What surprised me most about my reaction to the tragedy was not the deja-vu jolt I immediately experienced, but my complete and utter lack of surprise.

"Here we go again," I muttered, as the news broke. For the first time ever, I found myself numb, weary and broken down.

After the disbelief wore off, we were treated to the non-stop broadcasting of the killer's manifesto. Over and over it played; the sick rantings of a sick mind, sending the message to the next disenfranchised youth that this is how you can be remembered forever. At some point, the media has to be accountable for what it chooses to broadcast ad nauseum.

I shudder to think of the killer's family struggling to figure out how they could have prevented this. But it's not that simple, because hindsight is always 20-20, while what's painfully obvious can sometimes be invisible to the naked eye. We all know people who might "snap" at the slightest provocation, but we're hesitant to say or do something, because in many cases, they're harmless.

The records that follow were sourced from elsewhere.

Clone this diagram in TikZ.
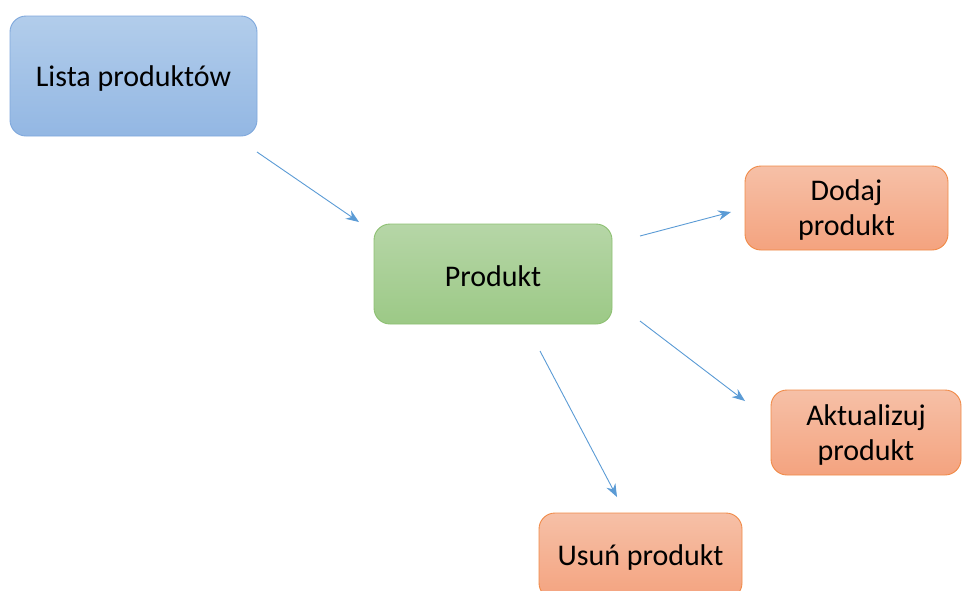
\documentclass[tikz,border=0pt]{standalone}
\usepackage{fontspec}
\setmainfont{Carlito}
\usetikzlibrary{arrows.meta}
\definecolor{bluetop}{HTML}{B2CDEB}
\definecolor{bluebot}{HTML}{93B7E3}
\definecolor{blueline}{HTML}{7FA8DC}
\definecolor{greentop}{HTML}{B6D6A7}
\definecolor{greenbot}{HTML}{9CC986}
\definecolor{greenline}{HTML}{8DC072}
\definecolor{orangetop}{HTML}{F6C0A7}
\definecolor{orangebot}{HTML}{F4A37F}
\definecolor{orangeline}{HTML}{F08A47}
\definecolor{arrowblue}{HTML}{5B9BD5}
\tikzset{
  box/.style={draw, rounded corners=16pt, line width=0.9pt, align=center,
    font=\fontsize{30}{35}\selectfont, text=black, inner sep=0pt},
  bluebox/.style={box, draw=blueline, top color=bluetop, bottom color=bluebot},
  greenbox/.style={box, draw=greenline, top color=greentop, bottom color=greenbot},
  orangebox/.style={box, draw=orangeline, top color=orangetop, bottom color=orangebot},
  conn/.style={draw=arrowblue, line width=0.9pt, -{Stealth[length=13pt,width=10pt]}}
}
\begin{document}
\begin{tikzpicture}[x=1pt,y=-1pt]
\useasboundingbox (0,0) rectangle (962,590);
\begin{scope}
\clip (0,0) rectangle (962,590);
\node[bluebox, minimum width=247pt, minimum height=120pt] (lista) at (133.5,76) {};
\node[font=\fontsize{30}{35}\selectfont] (listatxt) at (133.5,78) {Lista produktów};
\node[greenbox, minimum width=238pt, minimum height=100pt] (produkt) at (493,274) {};
\node[font=\fontsize{30}{35}\selectfont] (produkttxt) at (493,276) {Produkt};
\node[orangebox, minimum width=203pt, minimum height=84pt] (dodaj) at (846.5,208) {};
\node[font=\fontsize{30}{35}\selectfont, align=center] (dodajtxt) at (846.5,210) {Dodaj\\produkt};
\node[orangebox, minimum width=190pt, minimum height=85pt] (aktual) at (866,432.5) {};
\node[font=\fontsize{30}{35}\selectfont, align=center] (aktualtxt) at (866,434.5) {Aktualizuj\\produkt};
\node[orangebox, minimum width=203pt, minimum height=86pt] (usun) at (640.5,556) {};
\node[font=\fontsize{30}{35}\selectfont] (usuntxt) at (640.5,557) {Usuń produkt};
\end{scope}
\coordinate (a1s) at (257,152);
\coordinate (a1e) at (359,222);
\coordinate (a2s) at (640,236);
\coordinate (a2e) at (731,212);
\coordinate (a3s) at (640,321);
\coordinate (a3e) at (745,401);
\coordinate (a4s) at (540,351);
\coordinate (a4e) at (617,497);
\draw[conn] (a1s) -- (a1e);
\draw[conn] (a2s) -- (a2e);
\draw[conn] (a3s) -- (a3e);
\draw[conn] (a4s) -- (a4e);
\end{tikzpicture}
\end{document}
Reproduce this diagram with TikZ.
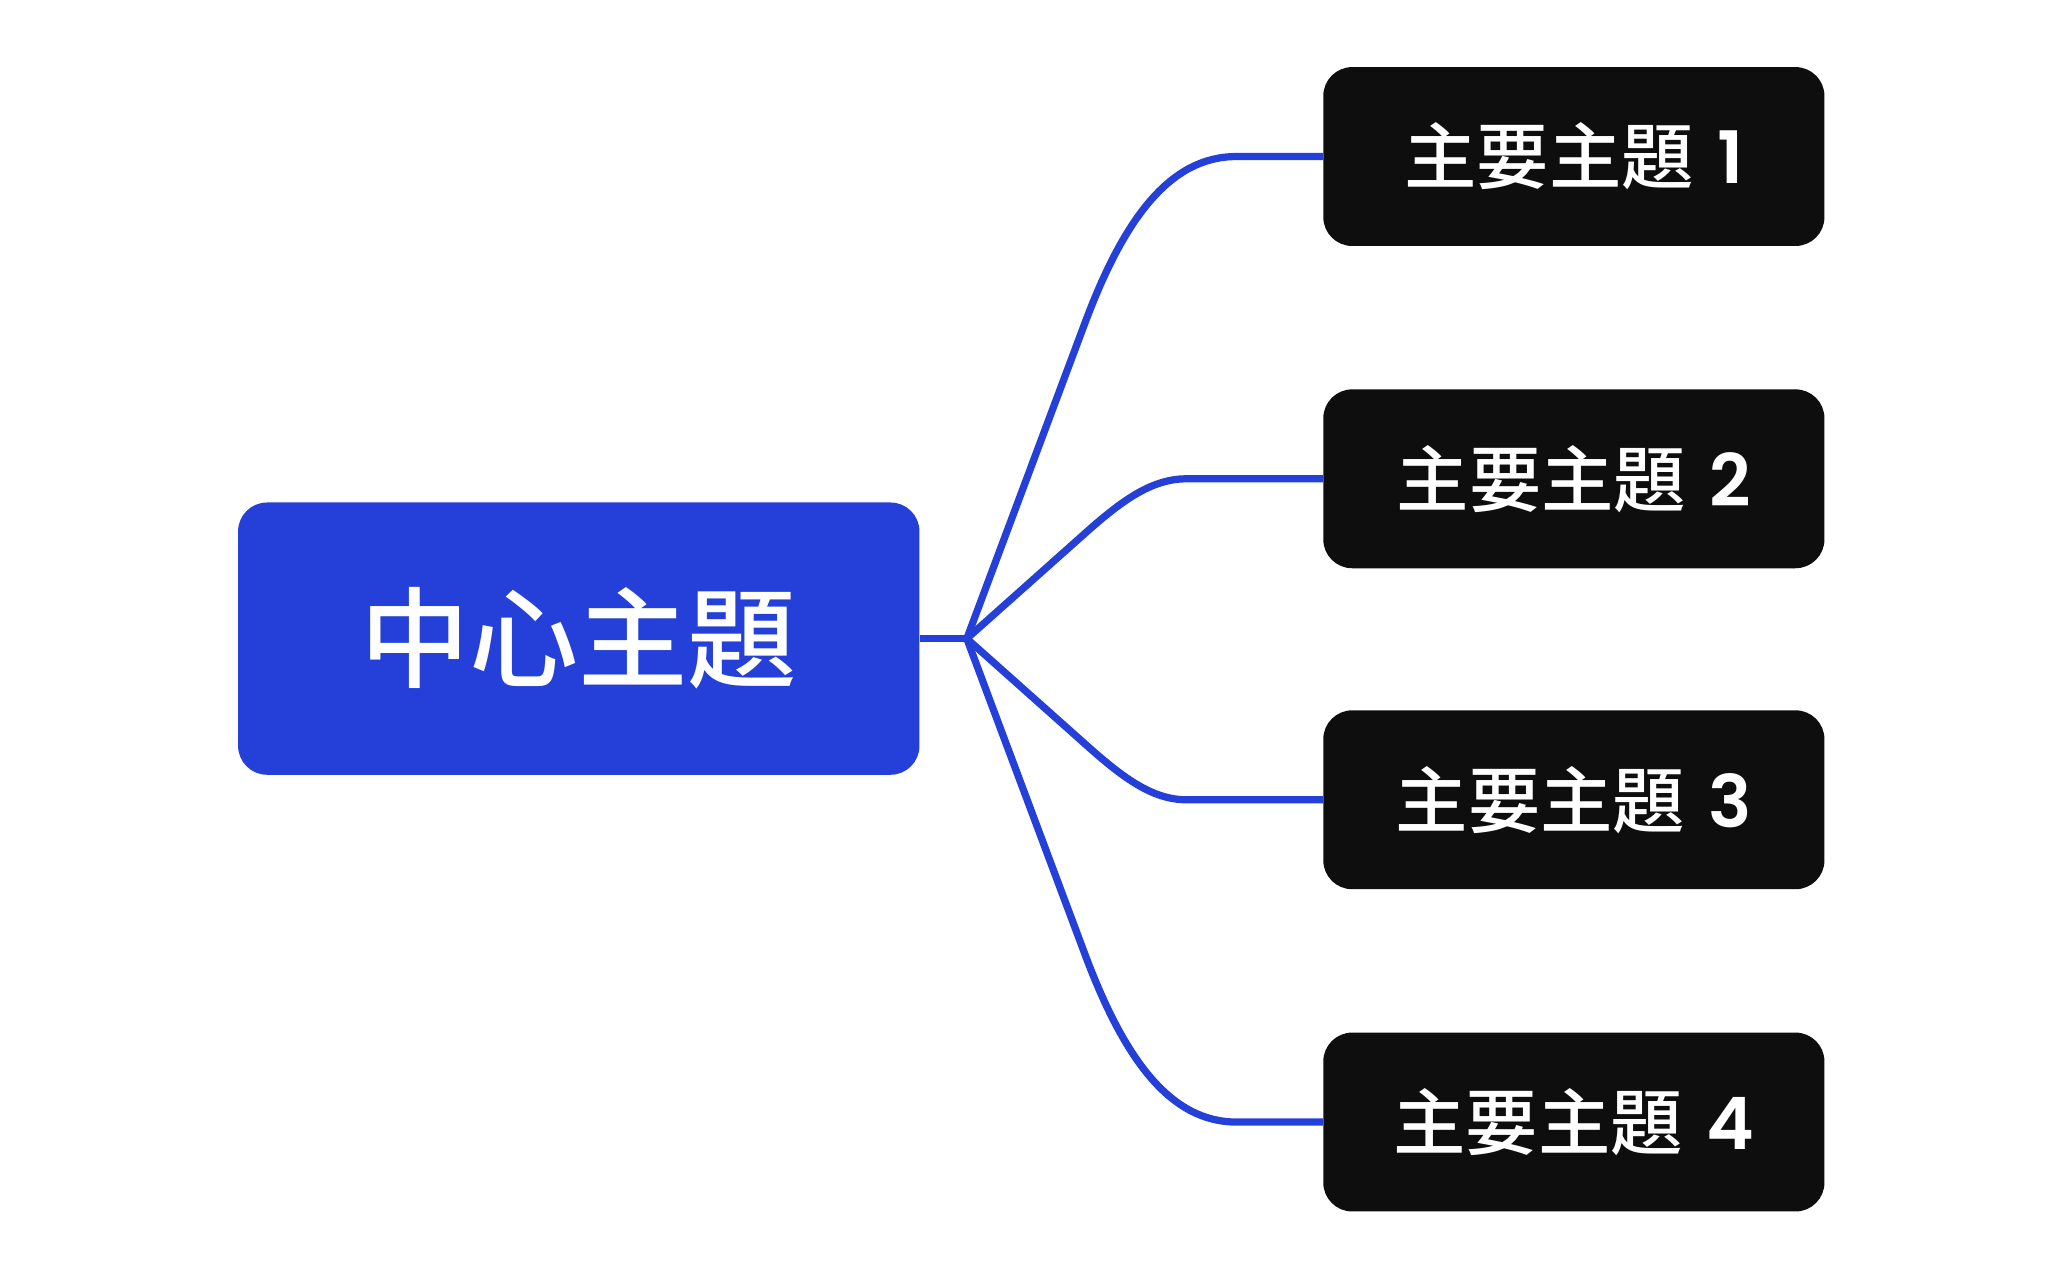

But sometimes they're not. There's something broken in people like Seung-Hui Cho. Some human beings are so fragile, so easily damaged… Frantically looking for an explanation that makes sense, we point the finger at the system, the parents, music lyrics, violent video games, but in all honesty, who knows what measure of help –if any-- would have been adequate to prevent a tragedy like this.

One thing is certain: the unfettered availability of guns in the States definitely made this more than just a sick wish in a sick person's mind. NRA pundits were quick to suggest that if students had been allowed to legally carry concealed weapons on campus, this tragedy could have been prevented or at least minimized. Thousands of students carrying weapons on campus; now, that makes me feel safer already!

Let's face it, when the second amendment "to keep and bear arms" was written, it referred to black-powder rifles, not Glock pistols and automatic weapons that can gun down 32 people in record time!

In the aftermath, Cho's family issued a statement, revealing they felt "hopeless, helpless and lost". The painfully awkward words, of a family torn between mourning the son and brother they loved and distancing themselves from the killer they couldn't even recognize, finally brought tears to my eyes.

American poet and essayist Barry Lopez once wrote: "How is one to live a moral and compassionate existence when one is fully aware of the blood, the horror inherent in life, when one finds darkness not only in one's culture but within oneself? If there is a stage at which an individual life becomes truly adult, it must be when one grasps the irony in its unfolding and accepts responsibility for a life lived in the midst of such paradox. One must live in the middle of contradiction, because if all contradiction were eliminated at once life would collapse. There are simply no answers to some of the great pressing questions. You continue to live them out, making your life a worthy expression of leaning into the light." It's all one can do.